Problem statement: Leave out the pictures and repeat exactly the lines between the one containing "Generate a Python" and the one containing "path_effects=shadow + [pe.Normal()])", inclusive.

★ ★ ★ ★ ★ ★ ★

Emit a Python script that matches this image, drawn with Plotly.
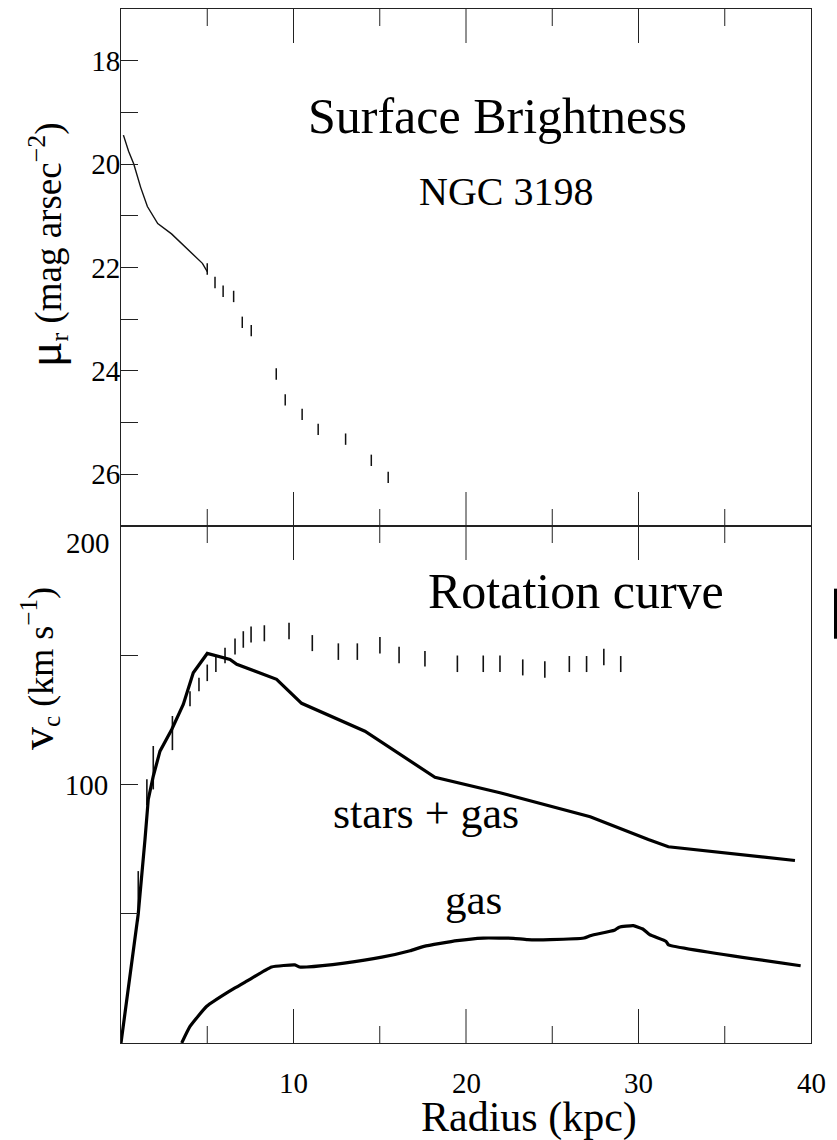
import plotly.graph_objects as go

FONT = "Liberation Serif"
INK = "#111111"

# ---------------- data ----------------
sb_line_r = [0.14, 0.44, 0.74, 1.14, 1.53, 2.13, 2.93, 4.72, 5.0]
sb_line_mu = [19.44, 19.75, 20.0, 20.45, 20.82, 21.15, 21.35, 21.92, 22.08]

sb_pts_r = [5.0, 5.45, 5.92, 6.53, 7.03, 7.55, 9.0, 9.52, 10.5, 11.43, 13.02, 14.51, 15.49]
sb_pts_mu = [22.03, 22.29, 22.46, 22.56, 23.06, 23.22, 24.06, 24.56, 24.84, 25.13, 25.32, 25.73, 26.06]
sb_pts_err = [0.11, 0.11, 0.11, 0.11, 0.11, 0.11, 0.11, 0.11, 0.11, 0.11, 0.11, 0.11, 0.11]

rc_r = [1.0, 1.5, 1.87, 2.98, 4.0, 4.52, 5.0, 5.5, 6.03, 6.61, 7.09, 7.54, 8.31, 9.74,
        11.09, 12.6, 13.7, 15.01, 16.12, 17.62, 19.5, 21.0, 21.97, 23.29, 24.57,
        25.99, 26.99, 27.99, 28.97]
rc_v = [56.8, 97.0, 106.5, 119.9, 133.2, 138.7, 143.2, 146.6, 149.9, 153.4, 156.1, 158.0,
        158.5, 159.4, 154.7, 151.4, 151.4, 153.9, 150.1, 148.6, 146.7, 146.7, 146.7,
        145.3, 144.5, 146.6, 146.6, 149.3, 146.6]
rc_err = [9.7, 5.0, 8.4, 6.6, 2.9, 2.6, 3.2, 3.1, 3.0, 3.1, 3.2, 3.1, 3.1, 3.2, 3.1, 3.2,
          3.2, 3.2, 3.2, 3.0, 3.2, 3.2, 3.2, 3.1, 3.2, 3.1, 3.1, 3.2, 3.1]

sg_r = [0.0, 1.0, 1.39, 1.58, 1.87, 2.26, 2.94, 3.61, 4.19, 5.0, 6.32, 6.71, 9.02, 10.47,
        14.14, 18.2, 21.97, 27.2, 30.57, 31.73, 39.07]
sg_v = [0.0, 50.0, 78.7, 94.2, 103.2, 112.9, 121.3, 131.0, 143.2, 150.7, 148.4, 146.5,
        140.7, 131.4, 120.6, 102.8, 96.8, 87.5, 78.7, 75.9, 70.6]

gas_r = [3.52, 4.0, 4.97, 6.13, 7.29, 8.73, 10.08, 10.35, 10.76, 12.94, 15.12, 16.76,
         17.57, 19.48, 21.0, 21.93, 22.75, 23.57, 24.87, 26.84, 27.25, 28.6, 28.88, 29.7,
         30.25, 30.65, 31.6, 31.74, 39.4]
gas_v = [0.0, 6.4, 14.2, 19.4, 23.9, 29.4, 30.2, 29.4, 29.4, 30.9, 33.2, 35.7, 37.4, 39.6,
         40.6, 40.6, 40.5, 40.0, 40.0, 40.6, 41.6, 43.6, 44.8, 45.4, 44.1, 41.9, 39.3, 38.0,
         29.9]

x_labels = [10, 20, 30, 40]
x_major = [10, 20, 30]
x_minor = [5, 15, 25, 35]
mu_range = [27, 17]
v_range = [0, 200]
mu_ticks = [18, 20, 22, 24, 26]
mu_minor = [19, 21, 23, 25]
v_labelled = [100]
v_minor = [50, 150]

# ---------------- figure ----------------
fig = go.Figure()

fig.add_trace(go.Scatter(x=sb_line_r, y=sb_line_mu, mode="lines", xaxis="x", yaxis="y",
                         line=dict(color=INK, width=1.4), showlegend=False))
fig.add_trace(go.Scatter(x=sb_pts_r, y=sb_pts_mu, mode="markers", xaxis="x", yaxis="y",
                         marker=dict(size=0.1, color="rgba(0,0,0,0)"),
                         error_y=dict(type="data", array=sb_pts_err, width=0,
                                      thickness=1.5, color=INK),
                         showlegend=False))
fig.add_trace(go.Scatter(x=rc_r, y=rc_v, mode="markers", xaxis="x2", yaxis="y2",
                         marker=dict(size=0.1, color="rgba(0,0,0,0)"),
                         error_y=dict(type="data", array=rc_err, width=0,
                                      thickness=1.6, color=INK),
                         showlegend=False))
fig.add_trace(go.Scatter(x=sg_r, y=sg_v, mode="lines", xaxis="x2", yaxis="y2",
                         line=dict(color="black", width=3.2), showlegend=False))
fig.add_trace(go.Scatter(x=gas_r, y=gas_v, mode="lines", line_shape="spline",
                         xaxis="x2", yaxis="y2",
                         line=dict(color="black", width=3.2, smoothing=0.4),
                         showlegend=False))

# ---- x tick marks on the four horizontal frame edges, drawn as one-sided bars ----
PANEL_H = (1140 - 9 - 97) / 2          # panel height in px
MAJOR_PX, MINOR_PX = 34, 17


def edge_ticks(lo_val, hi_val, span, xaxis, yaxis):
    """lo_val = value at the bottom edge, hi_val = value at the top edge."""
    per_px = span / PANEL_H
    xs, ys, up, down = [], [], [], []
    for vals, px in ((x_major, MAJOR_PX), (x_minor, MINOR_PX)):
        ln = px * per_px
        for t in vals:
            # bottom edge: bar goes upward on screen
            xs.append(t); ys.append(lo_val)
            if lo_val < hi_val:
                up.append(ln); down.append(0)
            else:
                up.append(0); down.append(ln)
            # top edge: bar goes downward on screen
            xs.append(t); ys.append(hi_val)
            if lo_val < hi_val:
                up.append(0); down.append(ln)
            else:
                up.append(ln); down.append(0)
    fig.add_trace(go.Scatter(x=xs, y=ys, mode="markers", xaxis=xaxis, yaxis=yaxis,
                             marker=dict(size=0.1, color="rgba(0,0,0,0)"),
                             error_y=dict(type="data", symmetric=False, array=up,
                                          arrayminus=down, width=0, thickness=1,
                                          color="#222"),
                             hoverinfo="skip", showlegend=False))


edge_ticks(mu_range[0], mu_range[1], abs(mu_range[0] - mu_range[1]), "x", "y")
edge_ticks(v_range[0], v_range[1], v_range[1] - v_range[0], "x2", "y2")


def base_axis():
    return dict(showline=True, linecolor="#222", linewidth=1, showgrid=False,
                zeroline=False, tickcolor="#222", tickwidth=1,
                tickfont=dict(family=FONT, size=29, color="black"))


def x_axis(anchor):
    return dict(anchor=anchor, domain=[0, 1], range=[0, 40], ticks="",
                showline=True, linecolor="#222", linewidth=1, mirror=True,
                showgrid=False, zeroline=False, showticklabels=False)


y_top = base_axis()
y_top.update(domain=[0.5, 1], anchor="x", range=mu_range, tickmode="array",
             tickvals=mu_ticks, ticktext=[str(t) for t in mu_ticks], ticks="inside",
             ticklen=17, mirror=True, ticklabelstandoff=-6,
             minor=dict(tickmode="array", tickvals=mu_minor, ticks="inside",
                        ticklen=17, tickcolor="#222", tickwidth=1))
y_bot = base_axis()
y_bot.update(domain=[0, 0.5], anchor="x2", range=v_range, tickmode="array",
             tickvals=v_labelled, ticktext=[str(t) for t in v_labelled],
             ticks="inside", ticklen=17, mirror=True, ticklabelstandoff=6,
             minor=dict(tickmode="array", tickvals=v_minor, ticks="inside",
                        ticklen=17, tickcolor="#222", tickwidth=1))

ann = []


def txt(text, x, y, size, xref="x", yref="y", **kw):
    d = dict(text=text, x=x, y=y, xref=xref, yref=yref, showarrow=False,
             font=dict(family=FONT, size=size, color="black"))
    d.update(kw)
    ann.append(d)


for t in x_labels:
    txt(str(t), t, -0.039, 29, xref="x2", yref="paper", xanchor="center", yanchor="middle")

txt("Surface Brightness", 21.8, 19.06, 50)
txt("NGC 3198", 22.3, 20.53, 40)
txt("Rotation curve", 26.35, 175, 50, xref="x2", yref="y2")
txt("stars + gas", 17.68, 88.8, 44, xref="x2", yref="y2")
txt("gas", 20.43, 55.5, 43, xref="x2", yref="y2")

txt("200", 0, 200, 29, xref="paper", yref="y2", xanchor="right", yanchor="middle",
    xshift=-9, yshift=-17)

txt("Radius (kpc)", 0.591, -0.072, 42, xref="paper", yref="paper",
    xanchor="center", yanchor="middle")
txt("<span style='font-size:48px'>μ</span><sub>r</sub> (mag arsec<sup>−2</sup>)",
    -0.108, 0.772, 37, xref="paper", yref="paper", textangle=-90,
    xanchor="center", yanchor="middle")
txt("<span style='font-size:46px'>v</span><sub>c</sub> (km s<sup>−1</sup>)",
    -0.12, 0.362, 36, xref="paper", yref="paper", textangle=-90,
    xanchor="center", yanchor="middle")

fig.update_layout(
    width=837, height=1140,
    margin=dict(l=121, r=26, t=9, b=97),
    paper_bgcolor="white", plot_bgcolor="white",
    xaxis=x_axis("y"), xaxis2=x_axis("y2"),
    yaxis=y_top, yaxis2=y_bot,
    annotations=ann,
    shapes=[dict(type="rect", xref="paper", yref="paper", x0=1.0333, x1=1.045,
                 y0=0.391, y1=0.4394, fillcolor="black", line=dict(width=0))],
    showlegend=False,
)

fig.write_html("out.html")
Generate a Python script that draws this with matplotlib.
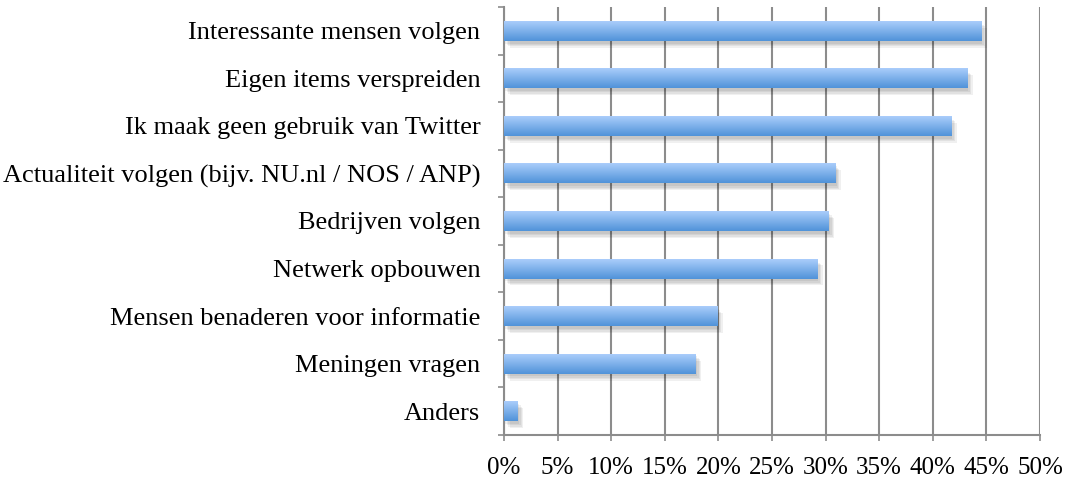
import numpy as np
import matplotlib.pyplot as plt
import matplotlib.patheffects as pe
from matplotlib.colors import LinearSegmentedColormap
from matplotlib.ticker import FixedLocator

categories = [
    "Interessante mensen volgen",
    "Eigen items verspreiden",
    "Ik maak geen gebruik van Twitter",
    "Actualiteit volgen (bijv. NU.nl / NOS / ANP)",
    "Bedrijven volgen",
    "Netwerk opbouwen",
    "Mensen benaderen voor informatie",
    "Meningen vragen",
    "Anders",
]
values = [44.5, 43.2, 41.7, 30.9, 30.3, 29.2, 19.9, 17.9, 1.3]
xticks = [0, 5, 10, 15, 20, 25, 30, 35, 40, 45, 50]

plt.rcParams["font.family"] = ["Liberation Serif", "DejaVu Serif"]

fig = plt.figure(figsize=(10.65, 4.79), dpi=100)
ax = fig.add_axes([0.4732, 0.0919, 0.5033, 0.8935])

# soft shadow: several faint offset copies
shadow = [pe.SimplePatchShadow(offset=(d, -d - 1), shadow_rgbFace="#000000", alpha=0.06)
          for d in (1, 2, 3, 4)]

y = np.arange(len(categories))
bars = ax.barh(y, values, height=0.42, color="#7aafe9", zorder=3,
               path_effects=shadow + [pe.Normal()])

# gradient fill for each bar, light on top, darker at the bottom
cmap = LinearSegmentedColormap.from_list("bar", ["#aacdfb", "#5093d9"])
grad = np.linspace(0, 1, 100).reshape(-1, 1)
for b in bars:
    x0, y0 = b.get_x(), b.get_y()
    w, h = b.get_width(), b.get_height()
    im = ax.imshow(grad, cmap=cmap, aspect="auto", origin="lower",
                   extent=[x0, x0 + w, y0, y0 + h], zorder=4)
    im.set_clip_path(b)

ax.set_xlim(0, 50)
ax.set_ylim(len(categories) - 0.5, -0.5)

ax.set_xticks(xticks)
ax.set_xticklabels([f"{t}%" for t in xticks])
ax.set_yticks(y)
ax.set_yticklabels(categories)
ax.yaxis.set_minor_locator(FixedLocator(np.arange(-0.5, len(categories), 1)))

ax.tick_params(axis="y", which="major", length=0, pad=17, labelsize=19)
ax.tick_params(axis="y", which="minor", length=4, width=1.2, color="#8c8c8c")
ax.tick_params(axis="x", length=4, width=1.2, color="#8c8c8c", pad=12, labelsize=18)

ax.grid(axis="x", color="#8c8c8c", linewidth=1.5, zorder=0)
ax.set_axisbelow(True)
for s in ["top", "right"]:
    ax.spines[s].set_visible(False)
for s in ["left", "bottom"]:
    ax.spines[s].set_color("#8c8c8c")
    ax.spines[s].set_linewidth(1.5)

fig.savefig("out.png", dpi=100)
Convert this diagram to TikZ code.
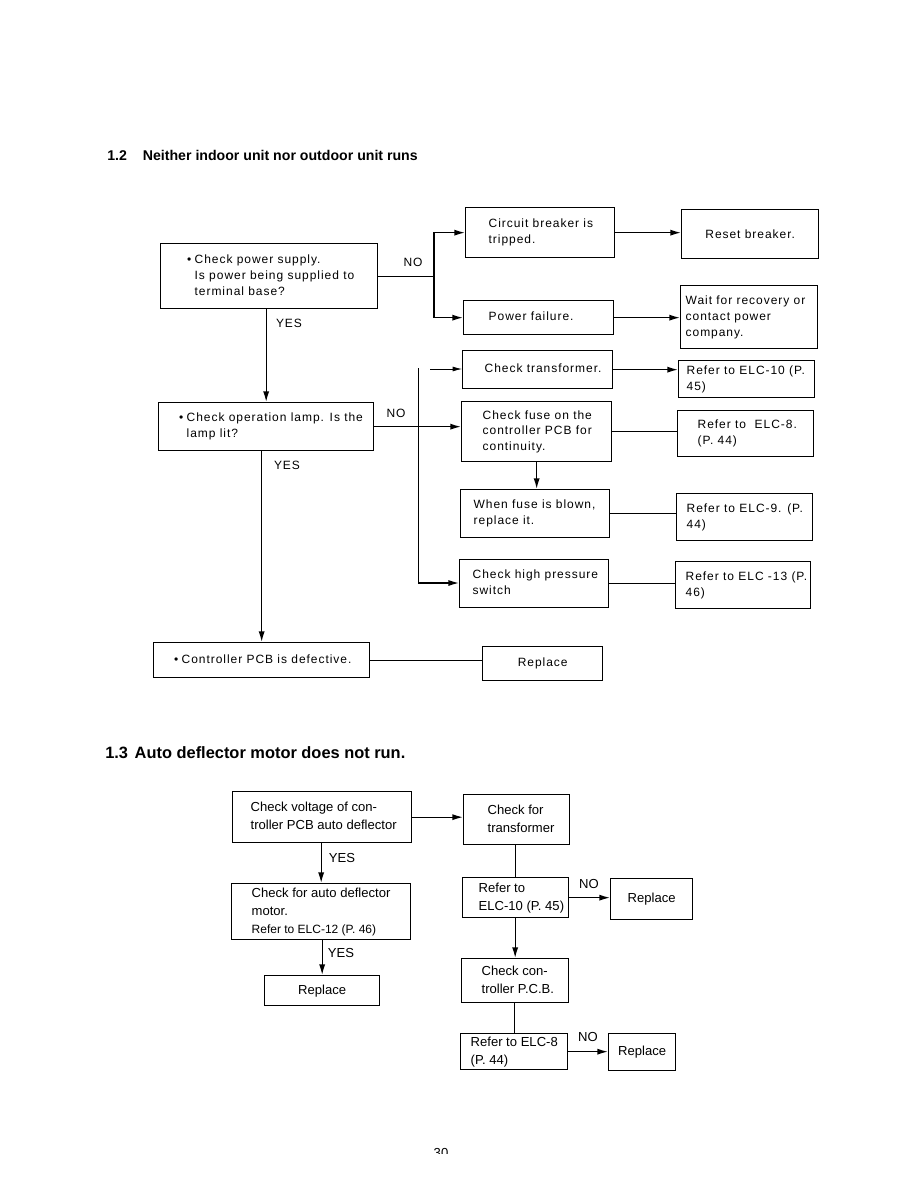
\documentclass[tikz,border=0pt]{standalone}
\usepackage{fontspec}
\setmainfont{Liberation Sans}
\newfontfamily\spaced[LetterSpace=8]{Liberation Sans}
\usetikzlibrary{arrows.meta}
\newcommand\topfont{\spaced\fontsize{9}{11.8}\selectfont}
\newcommand\botfont{\fontsize{9.8}{13.5}\selectfont}
\newcommand\bul{\llap{•\hspace{2.5pt}}}
\tikzset{
  box/.style={draw, line width=1pt, rectangle, inner xsep=0pt, inner ysep=0pt, font=\topfont},
  bot/.style={font=\botfont},
  conn/.style={draw, line width=1pt},
  arr/.style={draw, line width=1pt, -{Latex[length=8pt,width=4.6pt]}},
  arrthin/.style={draw, line width=0.5pt, -{Latex[length=7pt,width=3.6pt]}},
  lbl/.style={font=\topfont, inner sep=0pt},
  blbl/.style={font=\botfont, inner sep=0pt},
}
% \bx[opts]{name}{x1}{y1}{x2}{y2}{leftpad}{text}
\newcommand\bx[8][]{%
  \pgfmathsetlengthmacro\bxw{(#5-#3)*0.75}%
  \pgfmathsetlengthmacro\bxh{(#6-#4)*0.75}%
  \pgfmathsetlengthmacro\bxl{#7*0.75}%
  \node[box,#1,anchor=north west,minimum width=\bxw,minimum height=\bxh] (#2) at (#3,#4)
    {\makebox[\bxw][l]{\hspace*{\bxl}\begin{tabular}{@{}l@{}}#8\end{tabular}}};}
% \cbx[opts]{name}{x1}{y1}{x2}{y2}{text}
\newcommand\cbx[7][]{%
  \pgfmathsetlengthmacro\bxw{(#5-#3)*0.75}%
  \pgfmathsetlengthmacro\bxh{(#6-#4)*0.75}%
  \node[box,#1,anchor=north west,minimum width=\bxw,minimum height=\bxh] (#2) at (#3,#4) {#7};}
\begin{document}
\begin{tikzpicture}[x=0.75pt,y=-0.75pt]
\useasboundingbox (0,0) rectangle (918,1188);

% Titles
\node[anchor=base west, inner sep=0pt, font=\bfseries\fontsize{10.6}{13}\selectfont] (t12) at (107,160) {1.2\hspace{12pt}Neither indoor unit nor outdoor unit runs};
\node[anchor=base west, inner sep=0pt, font=\bfseries\fontsize{12.3}{14}\selectfont] (t13) at (105,758) {1.3\hspace{5pt}Auto deflector motor does not run.};

% Section 1.2 boxes
\bx{A}{160}{243}{377}{308}{34}{\bul Check power supply.\\Is power being supplied to\\terminal base?}
\bx{B}{465}{207}{614}{257}{23}{Circuit breaker is\\tripped.}
\cbx{D}{681}{209}{818}{258}{Reset breaker.}
\bx{C}{463}{300}{613}{334}{25}{Power failure.}
\bx{E}{680}{285}{817}{348}{5}{Wait for recovery or\\contact power\\company.}
\bx{G1}{462}{350}{612}{388}{22}{Check transformer.}
\bx{H1}{678}{360}{814}{397}{8}{Refer to ELC-10 (P.\\45)}
\bx{F}{158}{402}{373}{450}{28}{\bul Check operation lamp. Is the\\lamp lit?}
\bx{G2}{461}{401}{611}{461}{21}{Check fuse on the\\controller PCB for\\continuity.}
\bx{H2}{677}{410}{813}{456}{20}{Refer to\ \ ELC-8.\\(P. 44)}
\bx{G3}{460}{489}{609}{537}{13}{When fuse is blown,\\replace it.}
\bx{H3}{676}{493}{812}{540}{10}{Refer to ELC-9. (P.\\44)}
\bx{G4}{459}{559}{608}{607}{13}{Check high pressure\\switch}
\bx{H4}{675}{561}{810}{608}{10}{Refer to ELC -13 (P.\\46)}
\bx{K}{153}{642}{369}{677}{28}{\bul Controller PCB is defective.}
\cbx{L}{482}{646}{602}{680}{Replace}

% Section 1.2 connectors
\coordinate (j1) at (434,0);
\draw[conn] (A.east) -- (A.east -| j1);
\draw[arr] (A.east -| j1) |- (B.west);
\draw[arr] (A.east -| j1) |- (C.west);
\draw[arr] (B.east) -- (B.east -| D.west);
\draw[arr] (C.east) -- (C.east -| E.west);
\draw[arr] (F.north |- A.south) -- (F.north);
\draw[arr] (F.east) -- (F.east -| G2.west);
\coordinate (v1) at (418.4,368);
\coordinate (v2) at (418.4,583);
\draw[conn] (v1) -- (v2);
\draw[arr] (v2) -- (v2 -| G4.west);
\coordinate (t1) at (430,369);
\draw[arrthin] (t1) -- (t1 -| G1.west);
\draw[arr] (G1.east) -- (G1.east -| H1.west);
\draw[conn] (G2.east) -- (G2.east -| H2.west);
\draw[arr] (G2.south) -- (G2.south |- G3.north);
\draw[conn] (G3.east) -- (G3.east -| H3.west);
\draw[conn] (G4.east) -- (G4.east -| H4.west);
\draw[arr] (K.north |- F.south) -- (K.north);
\draw[conn] (K.east) -- (K.east -| L.west);

% Section 1.2 labels
\node[lbl] (no1) at (413,262) {NO};
\node[lbl] (yes1) at (289,323) {YES};
\node[lbl] (no2) at (396,413) {NO};
\node[lbl] (yes2) at (287,465) {YES};

% Section 1.3 boxes
\bx[bot]{M}{232}{791}{411}{842}{18}{Check voltage of con-\\troller PCB auto deflector}
\bx[bot]{N}{463}{794}{569}{844}{24}{Check for\\transformer}
\bx[bot]{P}{231}{883}{410}{939}{20}{Check for auto deflector\\motor.\\{\fontsize{9}{12}\selectfont Refer to ELC-12 (P. 46)}}
\bx[bot]{Q}{462}{877}{568}{917}{16}{Refer to\\ELC-10 (P. 45)}
\cbx[bot]{R}{610}{878}{692}{919}{Replace}
\bx[bot]{S}{461}{958}{568}{1002}{20}{Check con-\\troller P.C.B.}
\cbx[bot]{T}{264}{975}{379}{1005}{Replace}
\bx[bot]{U}{460}{1033}{567}{1068}{10}{Refer to ELC-8\\(P. 44)}
\cbx[bot]{V}{608}{1033}{675}{1070}{Replace}

% Section 1.3 connectors
\draw[arr] (M.east) -- (M.east -| N.west);
\draw[arr] (P.north |- M.south) -- (P.north);
\draw[conn] (Q.north |- N.south) -- (Q.north);
\draw[arr] (Q.east) -- (Q.east -| R.west);
\draw[arr] (S.north |- Q.south) -- (S.north);
\draw[arr] (T.north |- P.south) -- (T.north);
\draw[conn] (U.north |- S.south) -- (U.north);
\draw[arr] (U.east) -- (U.east -| V.west);

% Section 1.3 labels
\node[blbl] (yes3) at (342,858) {YES};
\node[blbl] (no3) at (589,884) {NO};
\node[blbl] (yes4) at (341,953) {YES};
\node[blbl] (no4) at (588,1037) {NO};

% page number (cut off at the bottom of the scan)
\begin{scope}
\clip (400,1140) rectangle (480,1153.5);
\node[font=\botfont, inner sep=0pt, anchor=north] (pg) at (441,1148) {30};
\end{scope}
\end{tikzpicture}
\end{document}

★ ★ ★ ★ ★ ★ ★

Completed exercise:
Generate a Python script that draws this with matplotlib.
import numpy as np
import matplotlib.pyplot as plt
import matplotlib.patheffects as pe
from matplotlib.colors import LinearSegmentedColormap
from matplotlib.ticker import FixedLocator

categories = [
    "Interessante mensen volgen",
    "Eigen items verspreiden",
    "Ik maak geen gebruik van Twitter",
    "Actualiteit volgen (bijv. NU.nl / NOS / ANP)",
    "Bedrijven volgen",
    "Netwerk opbouwen",
    "Mensen benaderen voor informatie",
    "Meningen vragen",
    "Anders",
]
values = [44.5, 43.2, 41.7, 30.9, 30.3, 29.2, 19.9, 17.9, 1.3]
xticks = [0, 5, 10, 15, 20, 25, 30, 35, 40, 45, 50]

plt.rcParams["font.family"] = ["Liberation Serif", "DejaVu Serif"]

fig = plt.figure(figsize=(10.65, 4.79), dpi=100)
ax = fig.add_axes([0.4732, 0.0919, 0.5033, 0.8935])

# soft shadow: several faint offset copies
shadow = [pe.SimplePatchShadow(offset=(d, -d - 1), shadow_rgbFace="#000000", alpha=0.06)
          for d in (1, 2, 3, 4)]

y = np.arange(len(categories))
bars = ax.barh(y, values, height=0.42, color="#7aafe9", zorder=3,
               path_effects=shadow + [pe.Normal()])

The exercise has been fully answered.